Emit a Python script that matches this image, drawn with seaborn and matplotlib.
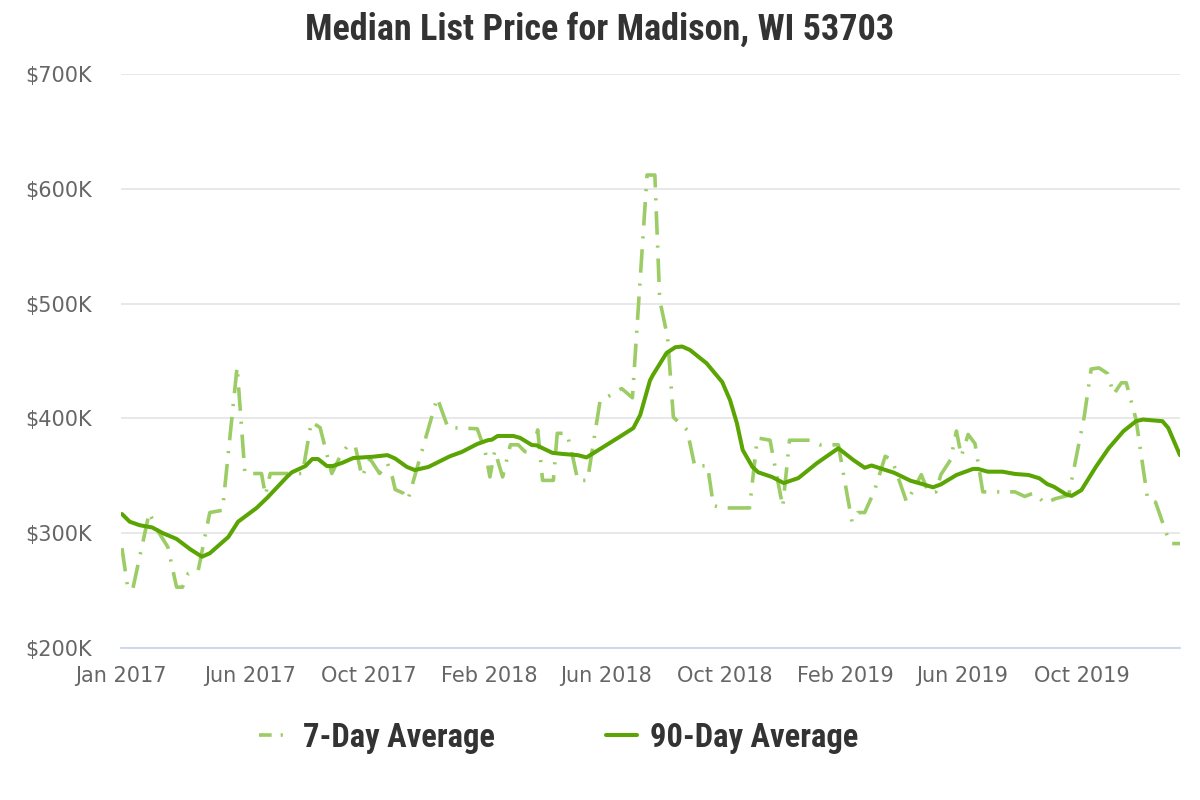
import matplotlib
matplotlib.use("Agg")
from matplotlib import pyplot as plt
import matplotlib.ticker as ticker
import seaborn as sns
import pandas as pd

# data (day offsets from the first point, values in $K)
start_date = "2017-01-20"

week_days = [1, 7, 12, 29, 37, 48, 57, 63, 69, 79, 91, 104, 119, 127, 144, 148, 153, 186,
             195, 204, 216, 224, 232, 240, 247, 255, 265, 273, 278, 281, 289, 294, 324, 335,
             365, 373, 378, 383, 391, 399, 407, 414, 421, 427, 432, 443, 447, 457, 463, 468,
             478, 491, 501, 513, 524, 539, 547, 552, 560, 566, 580, 588, 601, 607, 617, 644,
             652, 665, 678, 685, 706, 716, 735, 742, 749, 755, 762, 772, 783, 790, 805, 820,
             827, 835, 840, 850, 856, 861, 868, 875, 883, 916, 926, 935, 947, 957, 971, 987,
             994, 1002, 1011, 1017, 1025, 1030, 1040, 1052, 1060, 1071, 1075, 1085]
week_vals = [287, 252, 251, 318, 303, 288, 253, 253, 265, 267, 318, 320, 445, 352, 352, 333, 352, 352,
             397, 392, 352, 366, 376, 376, 349, 365, 352, 361, 349, 338, 335, 329, 418, 392,
             391, 372, 349, 372, 349, 377, 377, 371, 371, 390, 346, 346, 387, 387, 366, 346,
             346, 416, 420, 426, 418, 612, 612, 503, 471, 401, 390, 358, 359, 324, 322, 322,
             383, 381, 323, 381, 381, 377, 377, 343, 310, 318, 318, 337, 367, 364, 327, 351,
             336, 336, 351, 364, 389, 367, 386, 378, 336, 336, 332, 335, 326, 330, 333, 402,
             443, 444, 439, 421, 431, 431, 399, 329, 327, 300, 291, 291]

quarter_days = [1, 9, 19, 32, 43, 57, 71, 83, 91, 110, 120, 139, 150, 170, 175, 189, 196, 202,
                211, 217, 227, 238, 258, 273, 281, 293, 301, 315, 337, 349, 365, 376, 380, 386,
                402, 409, 421, 426, 442, 453, 468, 477, 494, 511, 525, 532, 542, 545, 559, 568,
                575, 583, 600, 616, 624, 631, 637, 647, 653, 667, 679, 694, 713, 735, 750, 762,
                769, 778, 792, 809, 821, 832, 840, 856, 873, 878, 888, 903, 916, 930, 941, 949,
                956, 968, 974, 984, 999, 1012, 1027, 1040, 1047, 1067, 1073, 1085]
quarter_vals = [316.7, 310, 307, 305, 300, 295, 286, 279.5, 282.5, 296.7, 310, 322, 331, 349, 353, 358.5,
                364.6, 364.6, 358.5, 358.5, 361.4, 365.5, 366.6, 368, 365, 357.7, 355, 357.7, 367, 370.7,
                377.7, 381, 381.5, 384.7, 384.7, 383, 376.8, 376.5, 370, 369, 368, 366, 375, 384,
                391.6, 403, 433, 437.8, 457, 462, 462.6, 459.6, 448, 431.7, 416, 396, 372.5, 357.7,
                353, 349, 343.7, 348, 361, 374, 364, 357, 359, 356.5, 352.7, 345.7, 342.8, 340,
                342.5, 350.7, 356, 356, 353.6, 353.6, 351.6, 350.7, 347.8, 342.8, 340.4, 334, 332.5,
                337.5, 358, 374, 388.8, 397.6, 399, 397.6, 391.7, 368]

tick_dates = ["2017-01-20", "2017-06-01", "2017-10-01", "2018-02-01", "2018-06-01",
              "2018-10-01", "2019-02-01", "2019-06-01", "2019-10-01"]
tick_labels = ["Jan 2017", "Jun 2017", "Oct 2017", "Feb 2018", "Jun 2018",
               "Oct 2018", "Feb 2019", "Jun 2019", "Oct 2019"]
y_ticks = [200, 300, 400, 500, 600, 700]

t0 = pd.Timestamp(start_date)
df7 = pd.DataFrame({"date": t0 + pd.to_timedelta(week_days, unit="D"), "price": week_vals})
df90 = pd.DataFrame({"date": t0 + pd.to_timedelta(quarter_days, unit="D"), "price": quarter_vals})

sns.set_style("white")
plt.rcParams["font.family"] = ["DejaVu Sans"]
condensed = ["Roboto Condensed", "Liberation Sans Narrow", "Roboto", "DejaVu Sans"]

light_green = "#9ccc65"
dark_green = "#5aa404"

fig = plt.figure(figsize=(12, 8), dpi=100)
ax = fig.add_axes([0.1008, 0.19, 0.8825, 0.7175])

sns.lineplot(data=df7, x="date", y="price", ax=ax, color=light_green, lw=2.6,
             label="7-Day Average")
ax.lines[-1].set_dashes([6.5, 3, 0.6, 3])
sns.lineplot(data=df90, x="date", y="price", ax=ax, color=dark_green, lw=2.9,
             label="90-Day Average")

ax.set_xlim(t0, t0 + pd.Timedelta(days=1085))
ax.set_ylim(200, 700)
ax.set_yticks(y_ticks)
ax.yaxis.set_major_formatter(ticker.FuncFormatter(lambda v, p: f"${v:.0f}K"))
ax.set_xticks(pd.to_datetime(tick_dates))
ax.set_xticklabels(tick_labels)
ax.set_xlabel("")
ax.set_ylabel("")

ax.grid(axis="y", color="#e6e6e6", lw=1.3)
ax.set_axisbelow(True)
for side in ["top", "right", "left"]:
    ax.spines[side].set_visible(False)
ax.spines["bottom"].set_color("#ccd6eb")
ax.spines["bottom"].set_linewidth(1.3)
ax.tick_params(axis="x", colors="#ccd6eb", length=12, width=1.3, labelcolor="#666666",
               labelsize=15, pad=1)
ax.tick_params(axis="y", length=0, labelcolor="#666666", labelsize=15, pad=21)

fig.suptitle("Median List Price for Madison, WI 53703", x=0.5, y=0.985,
             fontsize=26, fontweight="bold", color="#333333", family=condensed)

leg = ax.legend(loc="upper center", bbox_to_anchor=(0.413, -0.077), ncol=2, frameon=False,
                handlelength=0.95, columnspacing=3.4, handletextpad=0.4,
                prop={"family": condensed, "weight": "bold", "size": 23.5})
for txt in leg.get_texts():
    txt.set_color("#333333")
leg.get_lines()[0].set_dashes([3.5, 2.5, 0.6, 3])

fig.savefig("out.png", dpi=100)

What is required
Ignore the images and quote every line of the listing exactly.

Output of the exercise
Emit a Python script that matches this image, drawn with seaborn and matplotlib.
import matplotlib
matplotlib.use("Agg")
from matplotlib import pyplot as plt
import matplotlib.ticker as ticker
import seaborn as sns
import pandas as pd

# data (day offsets from the first point, values in $K)
start_date = "2017-01-20"

week_days = [1, 7, 12, 29, 37, 48, 57, 63, 69, 79, 91, 104, 119, 127, 144, 148, 153, 186,
             195, 204, 216, 224, 232, 240, 247, 255, 265, 273, 278, 281, 289, 294, 324, 335,
             365, 373, 378, 383, 391, 399, 407, 414, 421, 427, 432, 443, 447, 457, 463, 468,
             478, 491, 501, 513, 524, 539, 547, 552, 560, 566, 580, 588, 601, 607, 617, 644,
             652, 665, 678, 685, 706, 716, 735, 742, 749, 755, 762, 772, 783, 790, 805, 820,
             827, 835, 840, 850, 856, 861, 868, 875, 883, 916, 926, 935, 947, 957, 971, 987,
             994, 1002, 1011, 1017, 1025, 1030, 1040, 1052, 1060, 1071, 1075, 1085]
week_vals = [287, 252, 251, 318, 303, 288, 253, 253, 265, 267, 318, 320, 445, 352, 352, 333, 352, 352,
             397, 392, 352, 366, 376, 376, 349, 365, 352, 361, 349, 338, 335, 329, 418, 392,
             391, 372, 349, 372, 349, 377, 377, 371, 371, 390, 346, 346, 387, 387, 366, 346,
             346, 416, 420, 426, 418, 612, 612, 503, 471, 401, 390, 358, 359, 324, 322, 322,
             383, 381, 323, 381, 381, 377, 377, 343, 310, 318, 318, 337, 367, 364, 327, 351,
             336, 336, 351, 364, 389, 367, 386, 378, 336, 336, 332, 335, 326, 330, 333, 402,
             443, 444, 439, 421, 431, 431, 399, 329, 327, 300, 291, 291]

quarter_days = [1, 9, 19, 32, 43, 57, 71, 83, 91, 110, 120, 139, 150, 170, 175, 189, 196, 202,
                211, 217, 227, 238, 258, 273, 281, 293, 301, 315, 337, 349, 365, 376, 380, 386,
                402, 409, 421, 426, 442, 453, 468, 477, 494, 511, 525, 532, 542, 545, 559, 568,
                575, 583, 600, 616, 624, 631, 637, 647, 653, 667, 679, 694, 713, 735, 750, 762,
                769, 778, 792, 809, 821, 832, 840, 856, 873, 878, 888, 903, 916, 930, 941, 949,
                956, 968, 974, 984, 999, 1012, 1027, 1040, 1047, 1067, 1073, 1085]
quarter_vals = [316.7, 310, 307, 305, 300, 295, 286, 279.5, 282.5, 296.7, 310, 322, 331, 349, 353, 358.5,
                364.6, 364.6, 358.5, 358.5, 361.4, 365.5, 366.6, 368, 365, 357.7, 355, 357.7, 367, 370.7,
                377.7, 381, 381.5, 384.7, 384.7, 383, 376.8, 376.5, 370, 369, 368, 366, 375, 384,
                391.6, 403, 433, 437.8, 457, 462, 462.6, 459.6, 448, 431.7, 416, 396, 372.5, 357.7,
                353, 349, 343.7, 348, 361, 374, 364, 357, 359, 356.5, 352.7, 345.7, 342.8, 340,
                342.5, 350.7, 356, 356, 353.6, 353.6, 351.6, 350.7, 347.8, 342.8, 340.4, 334, 332.5,
                337.5, 358, 374, 388.8, 397.6, 399, 397.6, 391.7, 368]

tick_dates = ["2017-01-20", "2017-06-01", "2017-10-01", "2018-02-01", "2018-06-01",
              "2018-10-01", "2019-02-01", "2019-06-01", "2019-10-01"]
tick_labels = ["Jan 2017", "Jun 2017", "Oct 2017", "Feb 2018", "Jun 2018",
               "Oct 2018", "Feb 2019", "Jun 2019", "Oct 2019"]
y_ticks = [200, 300, 400, 500, 600, 700]

t0 = pd.Timestamp(start_date)
df7 = pd.DataFrame({"date": t0 + pd.to_timedelta(week_days, unit="D"), "price": week_vals})
df90 = pd.DataFrame({"date": t0 + pd.to_timedelta(quarter_days, unit="D"), "price": quarter_vals})

sns.set_style("white")
plt.rcParams["font.family"] = ["DejaVu Sans"]
condensed = ["Roboto Condensed", "Liberation Sans Narrow", "Roboto", "DejaVu Sans"]

light_green = "#9ccc65"
dark_green = "#5aa404"

fig = plt.figure(figsize=(12, 8), dpi=100)
ax = fig.add_axes([0.1008, 0.19, 0.8825, 0.7175])

sns.lineplot(data=df7, x="date", y="price", ax=ax, color=light_green, lw=2.6,
             label="7-Day Average")
ax.lines[-1].set_dashes([6.5, 3, 0.6, 3])
sns.lineplot(data=df90, x="date", y="price", ax=ax, color=dark_green, lw=2.9,
             label="90-Day Average")

ax.set_xlim(t0, t0 + pd.Timedelta(days=1085))
ax.set_ylim(200, 700)
ax.set_yticks(y_ticks)
ax.yaxis.set_major_formatter(ticker.FuncFormatter(lambda v, p: f"${v:.0f}K"))
ax.set_xticks(pd.to_datetime(tick_dates))
ax.set_xticklabels(tick_labels)
ax.set_xlabel("")
ax.set_ylabel("")

ax.grid(axis="y", color="#e6e6e6", lw=1.3)
ax.set_axisbelow(True)
for side in ["top", "right", "left"]:
    ax.spines[side].set_visible(False)
ax.spines["bottom"].set_color("#ccd6eb")
ax.spines["bottom"].set_linewidth(1.3)
ax.tick_params(axis="x", colors="#ccd6eb", length=12, width=1.3, labelcolor="#666666",
               labelsize=15, pad=1)
ax.tick_params(axis="y", length=0, labelcolor="#666666", labelsize=15, pad=21)

fig.suptitle("Median List Price for Madison, WI 53703", x=0.5, y=0.985,
             fontsize=26, fontweight="bold", color="#333333", family=condensed)

leg = ax.legend(loc="upper center", bbox_to_anchor=(0.413, -0.077), ncol=2, frameon=False,
                handlelength=0.95, columnspacing=3.4, handletextpad=0.4,
                prop={"family": condensed, "weight": "bold", "size": 23.5})
for txt in leg.get_texts():
    txt.set_color("#333333")
leg.get_lines()[0].set_dashes([3.5, 2.5, 0.6, 3])

fig.savefig("out.png", dpi=100)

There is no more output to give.